It was at an international trade fair for the carpet and floor coverings industry in Germany that Siphiwo Shabangu found his fortune. The year was 1996 and he had been invited to attend a management training course in Europe, courtesy of the Johannesburg Chamber of Commerce and Industry, which had recognised his entrepreneurial spirit.
While there, he decided to visit Domotex. The fair was huge, and the wall-to-wall carpet salesperson from Dobsonville was tired. He took a seat outside a stall that was selling oriental rugs made by nomads from the south of Iran. The Zollanvari family was intrigued – they had not seen many black people in their lives, and so they struck up a conversation with him.
When they discovered that he came from“Mandela’s country”, they were eager to talk about business.“I knew nothing about Persian carpets, but they gave me a mandate to go home and research the South African market,” says Shabangu.

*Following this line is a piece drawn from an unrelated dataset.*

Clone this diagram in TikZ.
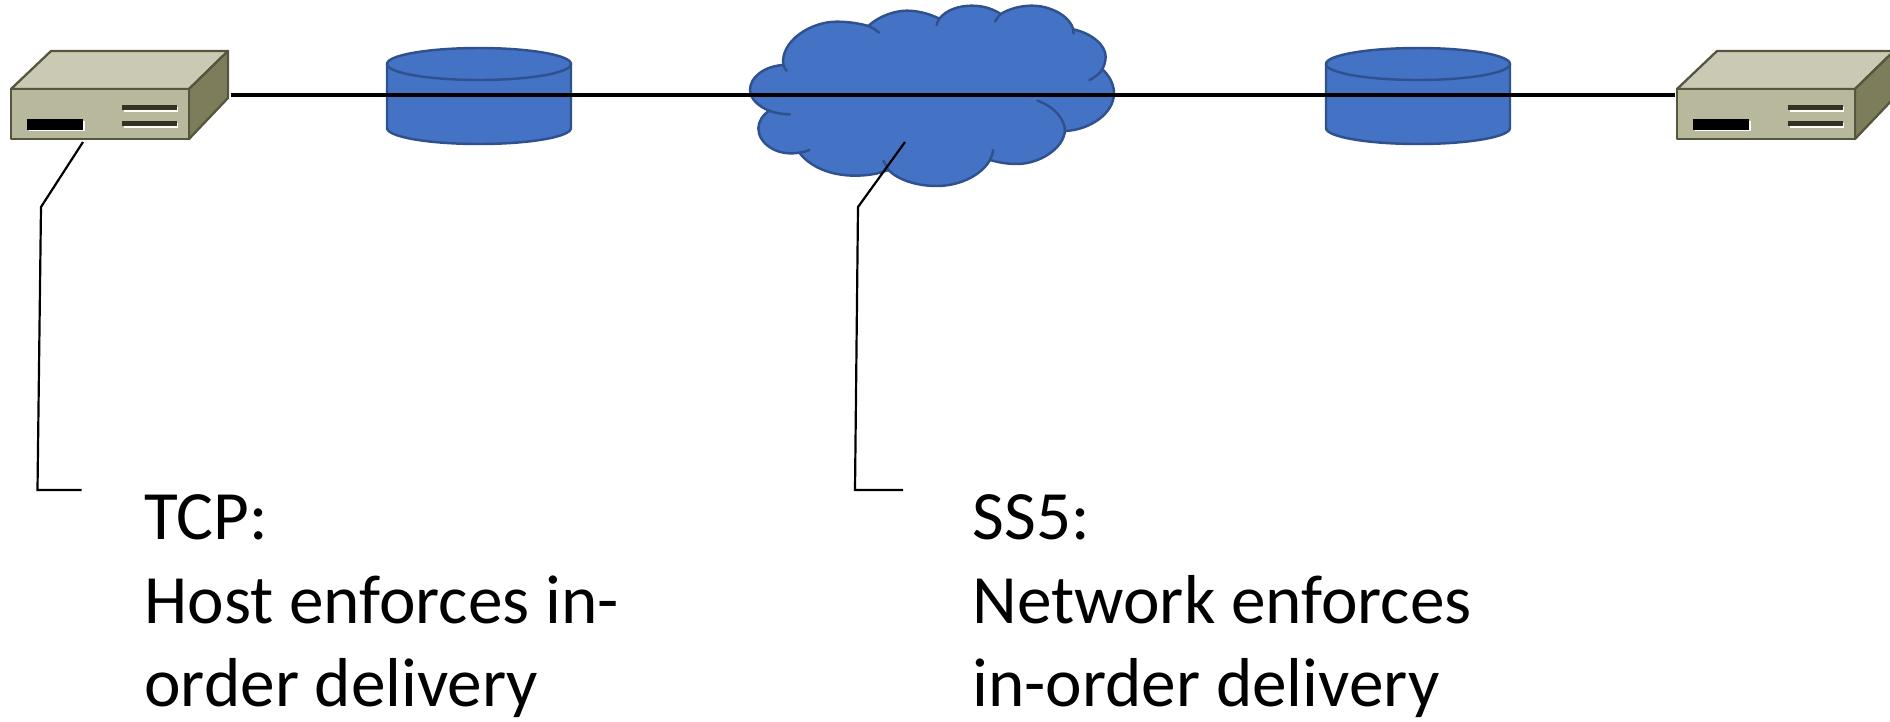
\documentclass[tikz,border=0pt]{standalone}
\usepackage{fontspec}
\setmainfont{Carlito}
\definecolor{blobblue}{HTML}{4472C4}
\definecolor{blobedge}{HTML}{2F528F}
\definecolor{boxtop}{HTML}{C9C9B4}
\definecolor{boxfront}{HTML}{B8B89C}
\definecolor{boxside}{HTML}{7D7D5C}
\definecolor{boxedge}{HTML}{56563E}
\definecolor{boxslot}{HTML}{33331F}
\tikzset{
  boxface/.style={draw=boxedge,line width=1.3pt,line join=round},
  front/.style={boxface,fill=boxfront,inner sep=0pt,outer sep=0pt,minimum width=3.56cm,minimum height=1cm},
  blob/.style={draw=blobedge,line width=1.4pt,line join=round,line cap=round},
  link/.style={line width=2.4pt},
  callout/.style={line width=1.25pt,line join=miter},
  note/.style={anchor=base west,inner sep=0pt,outer sep=0pt,align=left,font=\fontsize{39.4}{47.5}\selectfont}
}
\begin{document}
\begin{tikzpicture}[line join=round,x=0.02cm,y=-0.02cm]
\clip (0,0) rectangle (1890,721);
\foreach \cx in {479,1418}{
\fill[blobblue] (\cx-92,64) -- (\cx-92,128) arc[start angle=180,end angle=360,x radius=92,y radius=-16] -- (\cx+92,64) arc[start angle=0,end angle=180,x radius=92,y radius=-16] -- cycle;
\draw[blob] (\cx-92,64) -- (\cx-92,128) arc[start angle=180,end angle=360,x radius=92,y radius=-16] -- (\cx+92,64);
\draw[blob] (\cx,64) ellipse[x radius=92,y radius=16];
}
\begin{scope}[shift={(730,0)},x=0.00667cm,y=-0.00667cm]
\draw[blob,fill=blobblue] (160,195) .. controls (150,125) and (240,65) .. (320,65) .. controls (360,65) and (395,72) .. (415,78)
 .. controls (450,45) and (500,32) .. (530,32) .. controls (565,32) and (600,42) .. (628,56)
 .. controls (650,28) and (690,17) .. (725,17) .. controls (760,17) and (790,27) .. (812,42)
 .. controls (840,25) and (875,17) .. (905,17) .. controls (965,17) and (1020,50) .. (1030,88)
 .. controls (1085,100) and (1127,135) .. (1127,170) .. controls (1127,185) and (1122,198) .. (1117,208)
 .. controls (1140,228) and (1152,255) .. (1152,280) .. controls (1152,340) and (1080,390) .. (1005,393)
 .. controls (1000,445) and (930,492) .. (860,492) .. controls (830,492) and (805,487) .. (780,480)
 .. controls (755,525) and (690,558) .. (620,558) .. controls (560,558) and (505,540) .. (475,510)
 .. controls (445,522) and (410,527) .. (375,527) .. controls (300,527) and (240,500) .. (208,458)
 .. controls (140,470) and (85,430) .. (85,385) .. controls (85,365) and (98,345) .. (118,332)
 .. controls (85,320) and (60,295) .. (60,270) .. controls (60,230) and (105,198) .. (160,195) -- cycle;
\draw[blob] (160,195) .. controls (162,202) and (166,208) .. (170,212);
\draw[blob] (415,78) .. controls (428,83) and (438,90) .. (447,98);
\draw[blob] (628,56) .. controls (624,62) and (621,68) .. (620,75);
\draw[blob] (812,42) .. controls (806,48) and (800,56) .. (795,65);
\draw[blob] (1030,88) -- (1030,100);
\draw[blob] (1117,208) .. controls (1108,222) and (1095,232) .. (1078,240);
\draw[blob] (922,302) .. controls (975,320) and (1005,360) .. (1005,393);
\draw[blob] (780,480) .. controls (785,470) and (788,460) .. (790,450);
\draw[blob] (475,510) .. controls (470,500) and (466,490) .. (460,482);
\draw[blob] (208,458) .. controls (218,457) and (228,454) .. (238,450);
\draw[blob] (118,332) .. controls (138,340) and (160,343) .. (180,343);
\end{scope}
\foreach \n/\dx in {1/0,2/1666}{
\begin{scope}[shift={(\dx,0)}]
\draw[boxface,fill=boxtop] (11,89) -- (51,51) -- (228,51) -- (189,89) -- cycle;
\draw[boxface,fill=boxside] (189,89) -- (228,51) -- (228,98) -- (189,139) -- cycle;
\node[front] (host\n) at (100,114) {};
\fill[white] (29,121) rectangle (85,131);
\fill[black] (27,119) rectangle (83,130);
\foreach \y in {105,121}{
\fill[white] (124,\y+2) rectangle (178,\y+7);
\fill[boxslot] (122,\y) rectangle (177,\y+5);
}
\end{scope}
}
\coordinate (port1) at (231,95);
\coordinate (port2) at (1675,95);
\draw[link] (port1) -- (port2);
\coordinate (tcpa) at (83,142);
\coordinate (tcpb) at (41,207);
\coordinate (tcpc) at (37.5,490);
\coordinate (tcpd) at (81.5,490);
\coordinate (ssa) at (905,142);
\coordinate (ssb) at (858,207);
\coordinate (ssc) at (855,490);
\coordinate (ssd) at (903,490);
\draw[callout] (tcpa) -- (tcpb) -- (tcpc) -- (tcpd);
\draw[callout] (ssa) -- (ssb) -- (ssc) -- (ssd);
\node[note] (tcpnote) at (144.5,706.5) {TCP:\\Host enforces in-\\order delivery};
\node[note] (ssnote) at (972.5,706.5) {SS5:\\Network enforces\\in-order delivery};
\end{tikzpicture}
\end{document}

What he did know about though, was the art of selling. As a child, Shabangu had bought his own clothes and put himself through school by trading in sweets and peanuts on street corners and selling newspapers over the weekend. On completing high school, he did a series of business courses through the University of South Africa, applying these learnings to his own small carpet store.
Shabangu ran the numbers and subsequently invited the Zollanvari family to exhibit at Decorex a year later. “That was a great success, and with the stock that remained, I opened a Zollanvari shop in Rosebank. The Zollanvaris gave me stock for a year and R1 million in start-up funding.”
Ten years on, he imports carpets to the value of R24 million a year and plans to expand his high-end flooring stores into Africa, starting with Botswana and Namibia. Ask Shabangu why the family decided to trust him with money and stock and he cannot answer.
“Luckily, our customer base grew quickly and we were able to cover all our expenses. We had good times and bad, but we began to make a solid profit two years later when we opened in Cape Town. Two years after that, we set up shop in Durban.”
He is quick to point out that planned growth is essential for any business that does not want to stagnate. It’s one of the reasons why he moved Zollanvari to its 500 m2 showroom in Bryanston two years ago.Zollanvari’s growth has been organic, with Shabangu ploughing profits back into it, particularly in the early years.
“If you run a business you believe in,” he says, “it’s enough to break even at the outset, while you are establishing a name in the market. What is equally important is to have a budget and stick to it.”What differentiates Zollanvari from other Persian rug retailers in the country? “It’s the uniqueness and beauty of our products,” says Shabangu.
“The 100% wool tribal rugs are handmade and the designs differ from the traditional style as they are highly contemporary, a factor which has made them world renowned. When you buy a Zollanvari, you make an investment in the ancient Persian tradition of carpet weaving, but you also buy a product that is fashionable and modern at the same time.”
He attributes much of the growth of the business to word of mouth and great customer service. “We go out of our way to ensure that we find exactly what the customer is looking for, which is why we work with some of the country’s top interior designers.”
Shabangu believes in advertising and Zollanvari has displayed its wares in many of South Africa’s décor magazines. More recently, he has engaged a public relations consultant to help the company become more strategic about its marketing and publicity.
Like most successful entrepreneurs, Shabangu says success comes from hard work and just a little bit of good fortune. “There are no shortcuts to success, but I believe that a good business education is very helpful because it enables you to understand the basics.”